Mirrorless Cons and Pros

Mirrorless cameras give you several advantages over DSLR cameras,  but they are popular mainly because their compact size. Here is a list of a few of the advantages that Mirror-less cameras have over digital SLR cameras.

  • Compact
  • Lightweight
  • 2x Focal length Multiplier
  • More Sturdier (less moving parts)
  • More compact and cheaper interchangeable lenses

Some people asked me why do we need interchangeable lenses in a camera? – without digging into too many technical details, it’s all about flexibility and image quality. You can’t achieve everything in one lens. You can’t have a lens that is both super fast (ex. F1.4), has 1:1 Macro capabilities, it’s small and lightweight, weather sealed, has a 10-800mm zoom with Image stabilization.  For example, if you want a 1:1 macro lens, you will have to purchase a separate lens.  If you want a pancake fast prime lens, you will have to purchase one. Even with consumer Point-and-shoot cameras, you can’t have it all.

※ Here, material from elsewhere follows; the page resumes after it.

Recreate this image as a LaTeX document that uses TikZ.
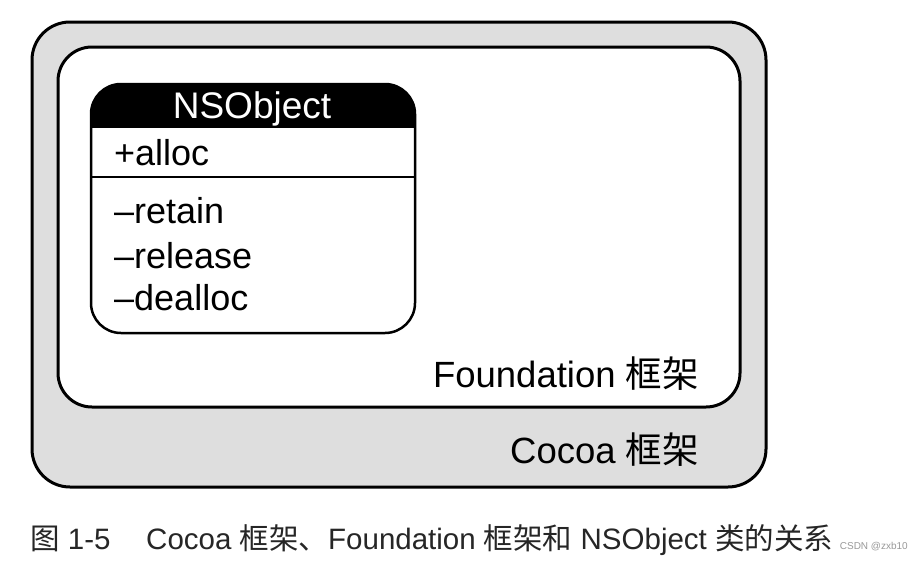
\documentclass[tikz,border=0pt]{standalone}
\usepackage{fontspec}
\setmainfont{Liberation Sans}
\newfontfamily\cjk{Noto Sans CJK SC}
\begin{document}
\begin{tikzpicture}[x=1pt,y=-1pt,
  frame/.style={line width=3pt,draw=black},
  lbl/.style={inner sep=0pt,font=\fontsize{36.5}{42}\selectfont},
  item/.style={inner sep=0pt,anchor=base west,font=\fontsize{36}{42}\selectfont},
  captext/.style={inner sep=0pt,anchor=base west,font=\fontsize{29.5}{35}\selectfont,text=black!85}]
\useasboundingbox (0,0) rectangle (923,565);
\fill[white] (0,0) rectangle (923,565);
% outer Cocoa frame
\draw[frame,fill=black!13,rounded corners=38pt] (32,22) rectangle (766,487);
% inner Foundation frame
\draw[frame,fill=white,rounded corners=34pt] (58,47) rectangle (740,407);
% NSObject class box
\coordinate (nw) at (91,84);
\coordinate (se) at (415,333);
\fill[black,rounded corners=30pt] (91,84) rectangle (415,160);
\fill[white] (91,127) rectangle (415,165);
\draw[line width=2.5pt,rounded corners=30pt] (nw) rectangle (se);
\draw[line width=2.5pt] (91,127) -- (415,127);
\draw[line width=2pt] (91,177) -- (415,177);
\node[lbl,anchor=base,text=white,font=\fontsize{37}{42}\selectfont] (title) at (252,118) {NSObject};
\node[item] (alloc) at (114,165) {+alloc};
\node[item] (retain) at (114,223) {–retain};
\node[item] (release) at (114,268) {–release};
\node[item] (dealloc) at (114,310) {–dealloc};
\node[lbl,anchor=base east] (found) at (699,387) {Foundation {\cjk 框架}};
\node[lbl,anchor=base east] (cocoa) at (699,463) {Cocoa {\cjk 框架}};
\node[captext] (fig) at (30,549) {{\cjk 图} 1-5};
\node[captext] (caption) at (146,549) {Cocoa {\cjk 框架、}Foundation {\cjk 框架和} NSObject {\cjk 类的关系}};
\node[inner sep=0pt,anchor=base east,font=\fontsize{10}{12}\selectfont,text=black!40] (wm) at (908,549) {CSDN @zxb10};
\end{tikzpicture}
\end{document}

Mirrorless do have their drawbacks. They don’t have an optical TTL viewfinder. They have a slower contrast-based AF system and their image quality in high ISO is not as good as DSLR cameras.

Making a Decision

At the end of the day when it comes to picking a new camera, we can’t ignore the benefits of Mirror-less cameras.  I personally prefer a camera that I can take with me wherever I go instead of a camera that will stay at home in the bag. Mirrorless cameras still provide superior image quality, performance and flexibility when compared to point-and-shoot cameras. Although we can look at those types of cameras as Point-and-shoot, they are more advanced, have more room for growing as a photographer and provide the benefits of both P&S and DSLR cameras.

It’s up to you whether those types of cameras will fit your photography habits. I highly recommend checking considering a mirrorless camera as an option. You might find that a mirrorless camera is all that you ever need as a photographer.